The TRiAnkle proposal is ambitious as it requires the successful synergy of different scientific expertise and backgrounds such as biomaterials engineering, additive manufacturing, rapid and custom-made prototyping, regenerative medicine, cell therapy, tissue-specific cell delivery and transplantation, advanced clinical imaging, CAD/CAM medical software, 3D-bioprinting, nanotechnology, appropriate large in vivo models imitating human pathologies and specialized orthopaedic surgery. Altogether, TRiAnkle will represent a significant step forward in the development of personalized, tissue-specific functionalised biomimetic scaffolds suitable for the targeted cell delivery and osteoarticular tissue regeneration of the different weight-bearing joint structures (cartilage, tendon, and ligament).

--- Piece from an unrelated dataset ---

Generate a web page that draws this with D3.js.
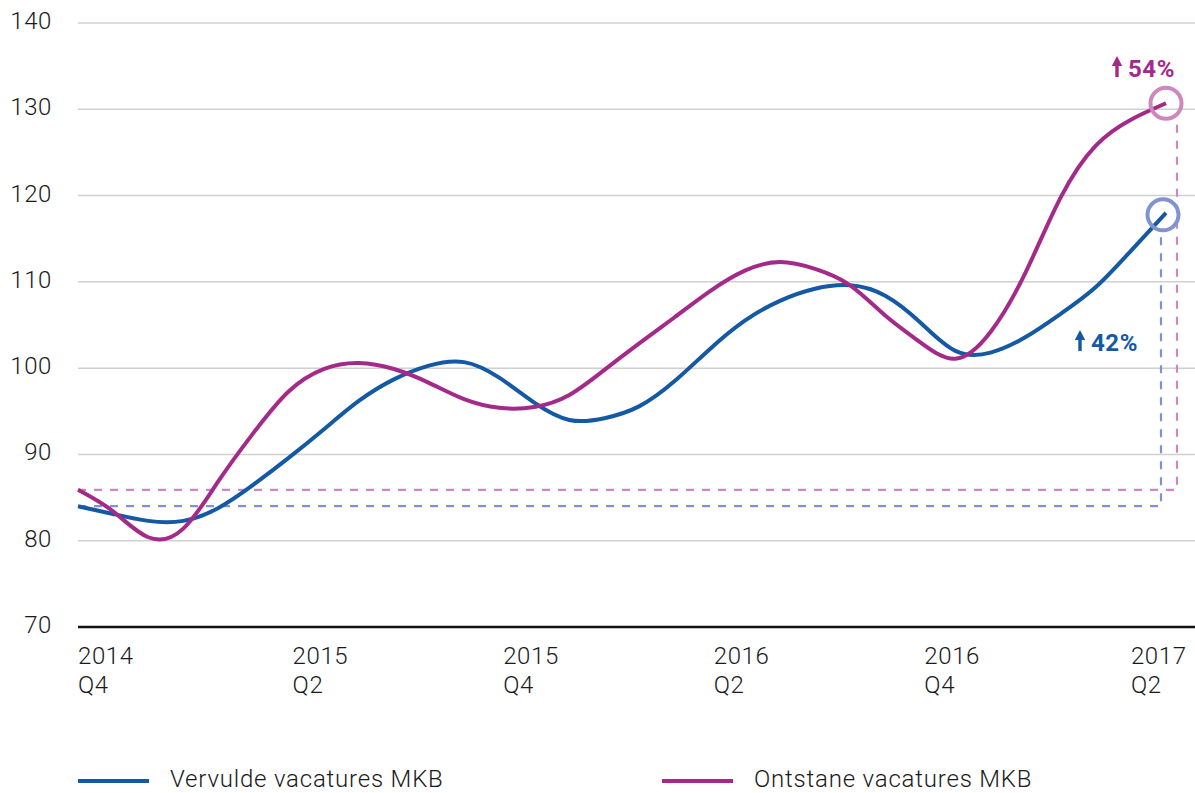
<!DOCTYPE html>
<html>
<head>
<meta charset="utf-8">
<script src="https://cdn.jsdelivr.net/npm/d3@7"></script>
<style>
  body { margin: 0; background: #fff; }
  text { font-family: Roboto, "Open Sans", sans-serif; }
</style>
</head>
<body>
<div id="chart"></div>
<script>
// monthly index, 2014 Q4 .. 2017 Q2
var months = d3.range(32)
var vervuld = [84.0, 83.1, 82.3, 82.3, 83.8, 86.5, 89.6, 92.9, 96.2, 98.7, 100.3, 100.7, 98.9, 96.0, 94.0, 94.2,
               95.6, 98.5, 102.2, 105.5, 107.8, 109.2, 109.6, 108.4, 105.3, 102.0, 101.8, 103.6, 106.3, 109.4, 113.6, 118.0]
var ontstaan = [85.9, 83.4, 80.4, 81.4, 86.9, 92.5, 97.3, 99.9, 100.6, 99.9, 98.3, 96.4, 95.4, 95.5, 96.9, 99.8,
                102.9, 105.9, 108.9, 111.3, 112.3, 111.5, 109.6, 106.1, 103.0, 101.1, 104.2, 111.1, 119.8, 125.8, 128.8, 130.7]
var yTicks = [70, 80, 90, 100, 110, 120, 130, 140]
var xLabels = [[0, "2014", "Q4"], [6, "2015", "Q2"], [12, "2015", "Q4"], [18, "2016", "Q2"], [24, "2016", "Q4"], [30, "2017", "Q2"]]
var series = ["Vervulde vacatures MKB", "Ontstane vacatures MKB"]
var growth = ["42%", "54%"]

var w = 1195
var h = 793
var blue = "#1459a3"
var magenta = "#a42a8a"
var blueLight = "#7f93cf"
var magentaLight = "#cd88bd"

var svg = d3.select("#chart")
  .append("svg")
    .attr("width", w)
    .attr("height", h)

var xScale = d3.scaleLinear()
    .domain([0, 31])
    .range([78, 1166])
var yScale = d3.scaleLinear()
    .domain([70, 130])
    .range([627, 109.3])

// gridlines + y labels
svg.append("g").selectAll("line")
    .data(yTicks.filter(d => d > 70))
  .enter().append("line")
    .attr("x1", 78)
    .attr("x2", w)
    .attr("y1", d => yScale(d))
    .attr("y2", d => yScale(d))
    .attr("stroke", "#d0d0d0")
    .attr("stroke-width", 1.5)

svg.append("g").selectAll("text")
    .data(yTicks)
  .enter().append("text")
    .attr("x", 52)
    .attr("y", d => yScale(d) + 6)
    .attr("text-anchor", "end")
    .attr("font-size", 24)
    .attr("font-weight", 300)
    .attr("letter-spacing", 0.6)
    .attr("fill", "#1a1a1a")
    .text(d => d)

svg.append("line")
    .attr("x1", 78)
    .attr("x2", w)
    .attr("y1", yScale(70))
    .attr("y2", yScale(70))
    .attr("stroke", "#111")
    .attr("stroke-width", 2.5)

// x labels
var xl = svg.append("g").selectAll("text")
    .data(xLabels)
  .enter().append("text")
    .attr("x", d => xScale(d[0]) + (d[0] > 0 && d[0] < 30 ? 4 : 0))
    .attr("y", 664)
    .attr("font-size", 24)
    .attr("font-weight", 300)
    .attr("letter-spacing", 0.6)
    .attr("fill", "#1a1a1a")
xl.append("tspan").text(d => d[1])
xl.append("tspan")
    .attr("x", d => xScale(d[0]) + (d[0] > 0 && d[0] < 30 ? 4 : 0))
    .attr("dy", 29)
    .text(d => d[2])

// dashed reference lines
var last = months.length - 1
function guide(values, dx, color, rEnd) {
  var x0 = xScale(0), x1 = xScale(last) + dx
  var y0 = yScale(values[0]), y1 = yScale(values[last]) + rEnd
  svg.append("path")
      .attr("d", `M${x0},${y0}H${x1}V${y1}`)
      .attr("fill", "none")
      .attr("stroke", color)
      .attr("stroke-width", 2.2)
      .attr("stroke-dasharray", "8,8")
}
guide(ontstaan, 11, magentaLight, 17)
guide(vervuld, -5, blueLight, 18)

// lines
var line = d3.line()
    .x((d, i) => xScale(i))
    .y(d => yScale(d))
    .curve(d3.curveNatural)

svg.append("path")
    .datum(vervuld)
    .attr("d", line)
    .attr("fill", "none")
    .attr("stroke", blue)
    .attr("stroke-width", 4)
svg.append("path")
    .datum(ontstaan)
    .attr("d", line)
    .attr("fill", "none")
    .attr("stroke", magenta)
    .attr("stroke-width", 4)

// end circles
svg.append("circle")
    .attr("cx", xScale(last) - 3)
    .attr("cy", yScale(vervuld[last]) + 2)
    .attr("r", 15.5)
    .attr("fill", "none")
    .attr("stroke", blueLight)
    .attr("stroke-width", 4)
svg.append("circle")
    .attr("cx", xScale(last))
    .attr("cy", yScale(ontstaan[last]))
    .attr("r", 15.5)
    .attr("fill", "none")
    .attr("stroke", magentaLight)
    .attr("stroke-width", 4)

// growth labels
function arrowLabel(x, y, color, txt) {
  var g = svg.append("g").attr("transform", `translate(${x},${y})`)
  g.append("path")
      .attr("d", "M0,-21 L5.2,-11 L1.7,-11 L1.7,0 L-1.7,0 L-1.7,-11 L-5.2,-11 Z")
      .attr("fill", color)
  g.append("text")
      .attr("x", 11)
      .attr("font-size", 24)
      .attr("font-weight", "bold")
      .attr("letter-spacing", 0.6)
      .attr("fill", color)
      .text(txt)
}
arrowLabel(1117, 77, magenta, growth[1])
arrowLabel(1080, 351, blue, growth[0])

// legend
var legend = svg.append("g").selectAll("g")
    .data(series)
  .enter().append("g")
    .attr("transform", (d, i) => `translate(${i == 0 ? 78 : 662}, 781)`)
legend.append("line")
    .attr("x1", 0)
    .attr("x2", 71)
    .attr("stroke", (d, i) => i == 0 ? blue : magenta)
    .attr("stroke-width", 4)
legend.append("text")
    .attr("x", 92)
    .attr("y", 6)
    .attr("font-size", 24)
    .attr("font-weight", 300)
    .attr("letter-spacing", 0.8)
    .attr("fill", "#1a1a1a")
    .text(d => d)
</script>
</body>
</html>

TRiAnkle therapies will contribute to reducing the direct costs for OA treatment by 16% resulting in €12.24 billion annual savings for the EU health system. TRiAnkle will also reduce tendinopathies therapies-related costs by 20% causing €28 billion savings for health systems worldwide. Moreover, the application of these advanced therapies will enable to improve social reintegration of patients with diseases of weight-bearing joints by improving the employability and work performance of people with high physical activity, such as construction workers, physiotherapists, or athletes. Fast and good recovery is of high economic and social importance for these patients.
TRiAnkle project also aims to contain societal costs by developing advanced gelatine and collagen-based therapies that improve the Quality Adjusted Life Years (QALYs) of patients suffering from ankle joint ruptures. Currently, about 30% of the patients with high physical activity, such as athletes, do not recover pre-injury performance levels after any of the current treatments. This is a major social drawback for women and men that rely on physical work and their income and social integration can be significantly compromised due to osteoarticular joint diseases. The know-how acquired through this clinical experience will be used in the project to better design the combined ATMPs to be used for treating tendon ruptures.
Beyond funding, extensive government support would drive the global regenerative medicine market as they are responsible for the regulatory development path that drives the future commercialization of biomaterials. As part of the communication plan of TRiAnkle, the consortium will define specific dissemination actions to increase the EU attractiveness for the clinical development of regenerative medicine by regional, national, and European administrations. This may help to contribute to harmonise European regulation and create a viable governance pathway for regenerative medicines. Moreover, the governments are aware of the financial advantages of investing in regenerative medicine instead of financing palliative treatments, especially with an ageing population that threatens the current sustainability of the European healthcare systems.